V2. / Bmg
2002
Handcream For A Generation
About This Album
First things first -- this is hardly the song-intensive, globe-tripping platter When I Was Born for the 7th Time was. Handcream for a Generation is a record that finds its tone and grooves, even as it segues from post-Beck sonic collages to boogie rock to endless jams. No matter how they dabble in different styles, it never affects the foundation, it's just highlights. Strangely enough, for all the dance, techno, and hip-hop here -- all the club-culture clashes careening off the tracks (they obviously learned from their 2000 detour side project, Clinton) -- Handcream's predominant spirit is that of post-Brit-pop, hard-boogieing trad rock. Tjinder Singh publicly derided this sound in 1997, but his subsequent friendship with Noel Gallagher must have affected him on a deep level, since Noel not only lays down guitar on the 14-minute psych epic "Spectral Mornings," he hauls out former Oasis bassist Paul McGuigan for "Lessons Learned From Rocky I to Rocky III"; adopts Gallagher's guitar sound throughout the record; and winds up with a record that is hipper, looser, and funkier than Be Here Now, but weirdly reminiscent of it all the same.
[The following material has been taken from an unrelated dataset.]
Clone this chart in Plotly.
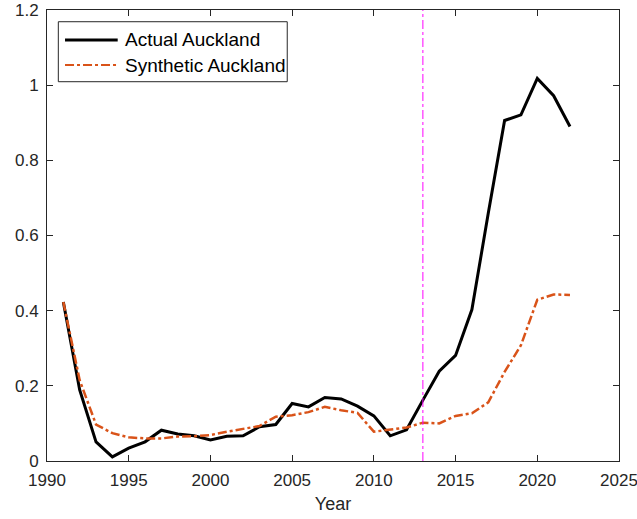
import plotly.graph_objects as go

years = list(range(1991, 2023))
actual = [0.423, 0.189, 0.051, 0.011, 0.034, 0.051, 0.082, 0.072, 0.067, 0.056,
          0.066, 0.067, 0.091, 0.097, 0.153, 0.144, 0.169, 0.165, 0.146, 0.120,
          0.067, 0.083, 0.162, 0.239, 0.281, 0.403, 0.659, 0.906, 0.921, 1.018,
          0.972, 0.890]
synthetic = [0.423, 0.215, 0.097, 0.074, 0.063, 0.060, 0.060, 0.065, 0.066, 0.069,
             0.078, 0.086, 0.093, 0.118, 0.122, 0.130, 0.144, 0.135, 0.128, 0.078,
             0.084, 0.089, 0.102, 0.100, 0.120, 0.127, 0.156, 0.237, 0.308, 0.429,
             0.443, 0.442]
treat_year = 2013
x_ticks = [1990, 1995, 2000, 2005, 2010, 2015, 2020, 2025]
y_ticks = [0, 0.2, 0.4, 0.6, 0.8, 1, 1.2]
y_ticklabels = ["0", "0.2", "0.4", "0.6", "0.8", "1", "1.2"]
series_names = ["Actual Auckland", "Synthetic Auckland"]

BLACK = "black"
ORANGE = "#D95319"
AXC = "#262626"

fig = go.Figure()
fig.add_trace(go.Scatter(x=years, y=actual, mode="lines", name=series_names[0],
                         showlegend=False, line=dict(color=BLACK, width=3)))
fig.add_trace(go.Scatter(x=years, y=synthetic, mode="lines", name=series_names[1],
                         showlegend=False,
                         line=dict(color=ORANGE, width=2.5, dash="dashdot")))
fig.add_trace(go.Scatter(x=[treat_year, treat_year], y=[0, 1.2], mode="lines",
                         showlegend=False,
                         line=dict(color="#FF00FF", width=1, dash="dashdot")))

axis_common = dict(showgrid=False, zeroline=False, showline=True, linecolor=AXC,
                   linewidth=1, mirror="ticks", ticks="inside", ticklen=6,
                   tickcolor=AXC, automargin=False, ticklabeloverflow="allow",
                   tickfont=dict(size=17, color=AXC))
fig.update_xaxes(range=[1990, 2025], tickvals=x_ticks, ticklabelstandoff=4,
                 title=dict(text="Year", font=dict(size=18, color=AXC), standoff=7),
                 **axis_common)
fig.update_yaxes(range=[0, 1.2], tickvals=y_ticks, ticktext=y_ticklabels,
                 ticklabelstandoff=4, **axis_common)

# legend box drawn manually (matches reference proportions)
fig.add_shape(type="rect", xref="paper", yref="paper", x0=0.0198, x1=0.420,
              y0=0.841, y1=0.974, line=dict(color=AXC, width=1), fillcolor="white",
              layer="above")
legend_rows = [(0.9335, BLACK, "solid", 3), (0.878, ORANGE, "dashdot", 2)]
for (yy, col, dash, w), name in zip(legend_rows, series_names):
    fig.add_shape(type="line", xref="paper", yref="paper", x0=0.0315, x1=0.1236,
                  y0=yy, y1=yy, line=dict(color=col, width=w, dash=dash), layer="above")
    fig.add_annotation(xref="paper", yref="paper", x=0.1329, y=yy, text=name,
                       showarrow=False, xanchor="left", yanchor="middle",
                       font=dict(size=19, color="black"))

fig.update_layout(
    width=637, height=519,
    margin=dict(l=47, r=18, t=10, b=58),
    paper_bgcolor="white", plot_bgcolor="white",
    font=dict(family="Liberation Sans, Arial, sans-serif", color=AXC),
    showlegend=False,
)
fig.write_html("out.html", config={"displayModeBar": False},
               post_script="document.body.style.margin='0';")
Perhaps this is what happens when British bands stretch into contemporary psychedelia, mixing all the past into the present -- they wind up with a record that is pretty entertaining in how it flits from sound to style, all with a sly wink and loving, exacting replication of production techniques, all married to beats that are surely contemporary, but contemporary club beats are often built on the past anyway, giving the whole thing a weird but appealing out-of-phase feel.